Когда раненный в ногу под Ратисбонном и едва перевязанный император вскакивает снова на лошадь и кидается в бой, люди плачут от умиления. «Кровь есть душа» – это знали древние и все еще знает народ. С кровью «душа начальника переходит в души солдат». [Las Cases E. Le memorial… Т. 3. P. 222.] Вся армия, от последнего солдата до маршала, – одна душа в одном теле.

Понятно, почему никогда никому солдаты не служили так верно, как Наполеону: «с последней каплей крови, вытекавшей из их жил, они кричали: „Виват император!“ Понятно, почему те два гренадера, под Арколем, защитили его телами своими от взрывавшейся бомбы; и генерал Ланн, дважды раненный, снова кинулся в бой на Аркольском мосту и получил третью рану, а полковник Мьюрон был убит на груди Бонапарта. Понятно, почему генерал Вандамм готов „пройти сквозь игольное ушко, чтобы броситься в огонь“ за императора, а генерал Гопуль, под Ландсбергом, когда Наполеон обнял его и поцеловал перед строем, воскликнул: „Чтобы быть достойным такой чести, я должен умереть за ваше величество!“ – и был убит на следующий день, под Эйлау». [Marbot M. M'emoires.
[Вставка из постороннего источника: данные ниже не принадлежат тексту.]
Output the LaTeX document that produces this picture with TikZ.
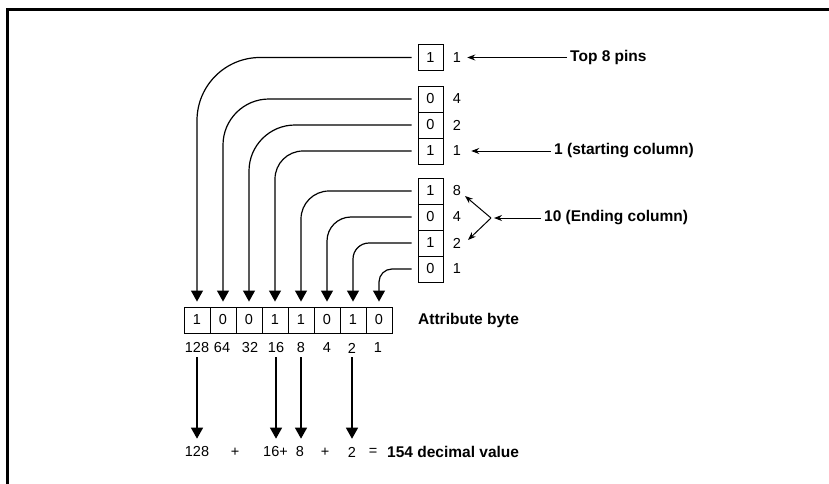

Т. 2. P. 16.] И полковник Сур, под Женаппом, когда ему ампутировали руку, диктует письмо императору, только что произведшему его в генеральский чин: «Величайшая милость, какую вы могли бы мне оказать, это оставить меня полковником в моем уланском полку, который я надеюсь вести к победе. Я отказываюсь от генеральского чина. Да простит мне великий Наполеон. Чин полковника мне дороже всего». И только что наложили хирургический аппарат на кровавый обрубок руки его, он опять садится на лошадь и пускается в галоп к своему полку. [Houssaye H. 1815. T. 2. P. 271.] Понятно, почему граф Сегюр, во время хирургической операции, побеждает боль и страх смерти одною мыслью о вожде: «Хорошо умереть, быть достойным его!» [S'egur P. P. Histoire et m'emoires. Т. 4. P. 285.] А старый солдат, участник Маренго, под Ватерлоо, сидя с раздробленными ногами на дорожной насыпи, повторяет громким и твердым голосом: «Ничего, братцы, вперед, и виват, император!»

Но, кажется, всего чудеснее эта зараза мужества в сражении под Эсслингом.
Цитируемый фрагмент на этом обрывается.